The more we know of God, the more we realize that when He permits us to pass through deep and dark waters, it is not because He is powerless to deliver us, but because a beneficent and eternal purpose is being worked out in that process. And what is more, we discover that God is not interested merely in working out His purposes in us, but in imparting to us a richer sense of His presence.
In God there is a balm for every wound, a comfort for every sorrow, and healing for every heartache.
All kinds of nostrums are on offer in today's church to help the hurting (some of them more secular than sacred), but I know of nothing that calms the swelling billows of sorrow and grief as does the quiet contemplation of the Godhead.
Daily Prayer
My Father and my God, forgive me if in times of trial and distress I look for comfort in the wrong places. You and You alone are able to meet my soul's deepest needs. Help me to see this not merely as an opinion but as a conviction. In Jesus'name. Amen.
Inner Cohesion
He did what was right in the LORD's sight but not completely. 2 CHRONICLES 25:2
One scriptural example that illustrates the need for a proper correlation between heart and mind is the Old Testament character, Amaziah. Second Chronicles 25:2 tells us: "He did what was right in the LORD's sight but not completely." His mind gave itself to doing right in the sight of the Lord, but his heart did not support his actions.
This lack of coordination proved to be his undoing: "After Amaziah came from the attack on the Edomites, he brought the gods of the Seirites and set them up as his gods.
He worshiped before them and burned incense to them" (25:14). Now look at how the life of Amaziah ends:
"From the time Amaziah turned from following the LORD, a conspiracy was formed against him . . . men were sent after him to Lachish, and they put him to death there." (25:27). Notice the steps:
(1) He was outwardly correct but inwardly uncoordinated. (2) His inner disunity showed itself in outer disloyalty. (3) This disunity resulted in his failure and death.
At the beginning, Amaziah does not appear to be a particularly bad individual - he just failed to be wholehearted in his commitment. He did all the right things outwardly, but his heart was not in them - hence, his spiritual ruin.
We could say he missed his step by inches, but his fall was one of the worst ever recorded. If we are not held together by a single-minded devotion, our spiritual life can quickly go to pieces. Commitment to God demands cohesion - the cohesion of heart and mind.
Daily Prayer
O God my Father, help me to live a life of single purpose, with heart and mind moving together as one. Let me will the highest with all my being. In Jesus' name I ask this. Amen.
Joy - More Than Pleasure
Satisfy us in the morning with Your faithful love so that we may shout with joy and be glad all our days. PSALM 90:14
One of the reasons why so many Christians do not experience the delights of spiritual joy is that they do not expect to. A woman who came into the experience of Christian conversion said: "Strange, but I never associated joy with God before."How sad that many do not expect their faith to make them basically and fully joyful now.

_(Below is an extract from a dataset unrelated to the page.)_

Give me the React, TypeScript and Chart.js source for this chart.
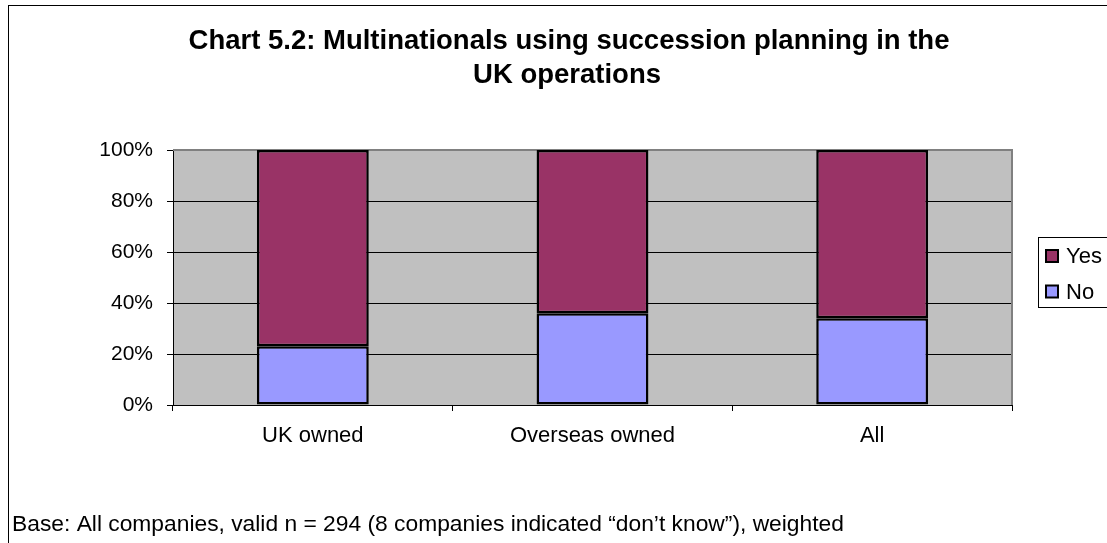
import React, { useEffect, useRef } from "react";
import { Chart, registerables } from "chart.js";

Chart.register(...registerables);

const categories = ["UK owned", "Overseas owned", "All"];
const yesValues = [77, 64, 66];
const noValues = [23, 36, 34];
const yTickStep = 20;
const yMax = 100;
const titleLines = [
  "Chart 5.2: Multinationals using succession planning in the",
  "UK operations",
];
const footnote =
  "Base: All companies, valid n = 294 (8 companies indicated \u201cdon\u2019t know\u201d), weighted";
const seriesNames = ["No", "Yes"];
const seriesColors = ["#9999FF", "#993366"];

const W = 1107;
const H = 543;
const FONT = "Arial, 'Liberation Sans', sans-serif";

const decorPlugin = {
  id: "decor",
  beforeDraw(chart: any) {
    const { ctx, chartArea } = chart;
    ctx.save();
    ctx.fillStyle = "#ffffff";
    ctx.fillRect(0, 0, chart.width, chart.height);
    ctx.fillStyle = "#C0C0C0";
    ctx.fillRect(
      chartArea.left,
      chartArea.top,
      chartArea.right - chartArea.left,
      chartArea.bottom - chartArea.top
    );
    // outer frame
    ctx.strokeStyle = "#000";
    ctx.lineWidth = 1;
    ctx.strokeRect(8.5, 5.5, chart.width + 20, chart.height + 20);
    ctx.restore();
  },
  beforeDatasetsDraw(chart: any) {
    const { ctx, chartArea } = chart;
    ctx.save();
    ctx.strokeStyle = "#808080";
    ctx.lineWidth = 2;
    ctx.beginPath();
    ctx.moveTo(chartArea.left, chartArea.top);
    ctx.lineTo(chartArea.right, chartArea.top);
    ctx.lineTo(chartArea.right, chartArea.bottom);
    ctx.stroke();
    ctx.restore();
  },
  afterDraw(chart: any) {
    const { ctx } = chart;
    ctx.save();
    // title
    ctx.fillStyle = "#000";
    ctx.textAlign = "center";
    ctx.textBaseline = "alphabetic";
    ctx.font = `bold 27.5px ${FONT}`;
    ctx.fillText(titleLines[0], 569, 49);
    ctx.fillText(titleLines[1], 567, 83);
    // footnote
    ctx.textAlign = "left";
    ctx.font = `22.8px ${FONT}`;
    ctx.fillText(footnote, 12, 530.5);
    // legend
    const lx = 1038.5;
    const ly = 237.5;
    ctx.strokeStyle = "#000";
    ctx.lineWidth = 1;
    ctx.strokeRect(lx, ly, 100, 70);
    const order = [1, 0];
    const centers = [256, 291.5];
    ctx.font = `22px ${FONT}`;
    ctx.textBaseline = "middle";
    order.forEach((di, i) => {
      const ds = chart.data.datasets[di];
      const cy = centers[i];
      ctx.fillStyle = ds.backgroundColor;
      ctx.fillRect(1046, cy - 6, 12, 12);
      ctx.strokeStyle = "#000";
      ctx.lineWidth = 2;
      ctx.strokeRect(1046, cy - 6, 12, 12);
      ctx.fillStyle = "#000";
      ctx.fillText(ds.label, 1066, cy + 1);
    });
    ctx.restore();
  },
};

export default function App() {
  const ref = useRef<HTMLCanvasElement | null>(null);

  useEffect(() => {
    if (!ref.current) return;
    const chart = new Chart(ref.current, {
      type: "bar",
      data: {
        labels: categories,
        datasets: [
          {
            label: seriesNames[0],
            data: noValues,
            backgroundColor: seriesColors[0],
            borderColor: "#000",
            borderWidth: 2.5,
            borderSkipped: false,
            barPercentage: 0.4,
            categoryPercentage: 1.0,
          },
          {
            label: seriesNames[1],
            data: yesValues,
            backgroundColor: seriesColors[1],
            borderColor: "#000",
            borderWidth: 2.5,
            borderSkipped: false,
            barPercentage: 0.4,
            categoryPercentage: 1.0,
          },
        ],
      },
      options: {
        responsive: false,
        animation: false,
        layout: { padding: { left: 0, right: 95, top: 150, bottom: 88 } },
        plugins: {
          legend: { display: false },
          title: { display: false },
          tooltip: { enabled: false },
        },
        scales: {
          x: {
            stacked: true,
            afterFit: (s: any) => {
              s.height = 50;
            },
            grid: {
              offset: true,
              drawOnChartArea: false,
              drawTicks: true,
              tickLength: 6,
              tickColor: "#000",
            },
            border: { display: true, color: "#000", width: 1 },
            ticks: {
              color: "#000",
              font: { family: FONT, size: 22 },
              padding: 12,
              maxRotation: 0,
            },
          },
          y: {
            stacked: true,
            min: 0,
            max: yMax,
            afterFit: (s: any) => {
              s.width = 173;
            },
            grid: {
              color: (c: any) =>
                c.tick && c.tick.value === yMax
                  ? "rgba(0,0,0,0)"
                  : c.tick && c.tick.value === 0
                  ? "rgba(0,0,0,0)"
                  : "#000",
              lineWidth: 1,
              drawTicks: true,
              tickLength: 6,
              tickColor: "#000",
            },
            border: { display: true, color: "#000", width: 1 },
            ticks: {
              stepSize: yTickStep,
              color: "#000",
              font: { family: FONT, size: 21 },
              padding: 14,
              callback: (v: any) => `${v}%`,
            },
          },
        },
      },
      plugins: [decorPlugin],
    });
    return () => chart.destroy();
  }, []);

  return (
    <div
      style={{
        position: "fixed",
        left: 0,
        top: 0,
        width: W,
        height: H,
        overflow: "hidden",
        background: "#fff",
      }}
    >
      <canvas ref={ref} width={W} height={H} style={{ width: W, height: H, display: "block" }} />
    </div>
  );
}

They think that joy is reserved for the hereafter. Our Lord pointed out to the disciples that it was for the present.
We can better understand this supernatural joy if we distinguish it from the pleasures of life with which it is sometimes confused. Spiritual or supernatural joy is quite different from pleasure or happiness.
A worldling can experience pleasure and happiness, but he cannot experience supernatural joy. Indeed, worldly people often pride themselves in knowing how to experience pleasure.
Yet pleasure and Christian joy cannot be equated. Look with me at some of the differences. Pleasure depends on circumstances. It requires a measure of health and wealth.
It demands that the life conditions be kindly, and thus it can be stolen from us by things like lack of money - or even a toothache. Christian joy is completely independent of circumstances. It is there in the believer even when "strength and health and friends" are gone; when circumstances are not only unkind but savage.
Out of all the miracles I have witnessed in my life, none is more wonderful than the miracle of seeing Christ's exuberant joy burst forth in those who are caught up in pain or persecution. The springs of Christian joy are deep within and can exist, no matter what the circumstances.
Daily Prayer
O Father, how can I thank You enough for imparting into my sadness Your unconquerable gladness? No matter what happens - all is well with my soul. I am so grateful. Amen.
Not a Private Fight
Do not be afraid or discouraged . . . for the battle is not yours, but God's. 2 CHRONICLES 20:15
The spiritual application of the helmet of salvation is not so much the enjoyment of our present salvation (though it includes that) as it is the assurance that a sure salvation is coming - and is even now at work.
This is what we need to know if we are to prevent the Devil from bringing us into a state of mental distress - not merely that things will finally end right, but that God's plan is being worked out now. "History," writes Ray Stedman, an American Bible teacher, "is not a meaningless jumble but a controlled pattern, and the Lord Jesus Christ is the one who is directing these events."
The attack of Satan on the mind proceeds differently. He says to us: "Just look around you at the state of the world. God seems powerless to put things right. He has given lots of promises that things will one day get better, but none has come to pass. Hadn't you better give up this foolish idea that it's all going to work out right?"
If you were to let your mind dwell on that kind of satanic argument, you would soon find yourself in distress. The answer is to put on the helmet, the hope of salvation. You must remind yourself that things are not as they appear.
The battle is not ours, but the Lord's. We may be individual soldiers fighting in the army of God, but the ultimate cause is sure and the end is certain. We need not be unduly troubled by what is happening in the world, for our commander is not just winning - He has already won!
Daily Prayer
Lord Jesus, I am grateful that the Cross is the guarantee that neither sin nor Satan will ever defeat You. Your victory at Calvary has settled forever the question of who has the final word in the universe. I am so deeply, deeply thankful. Amen.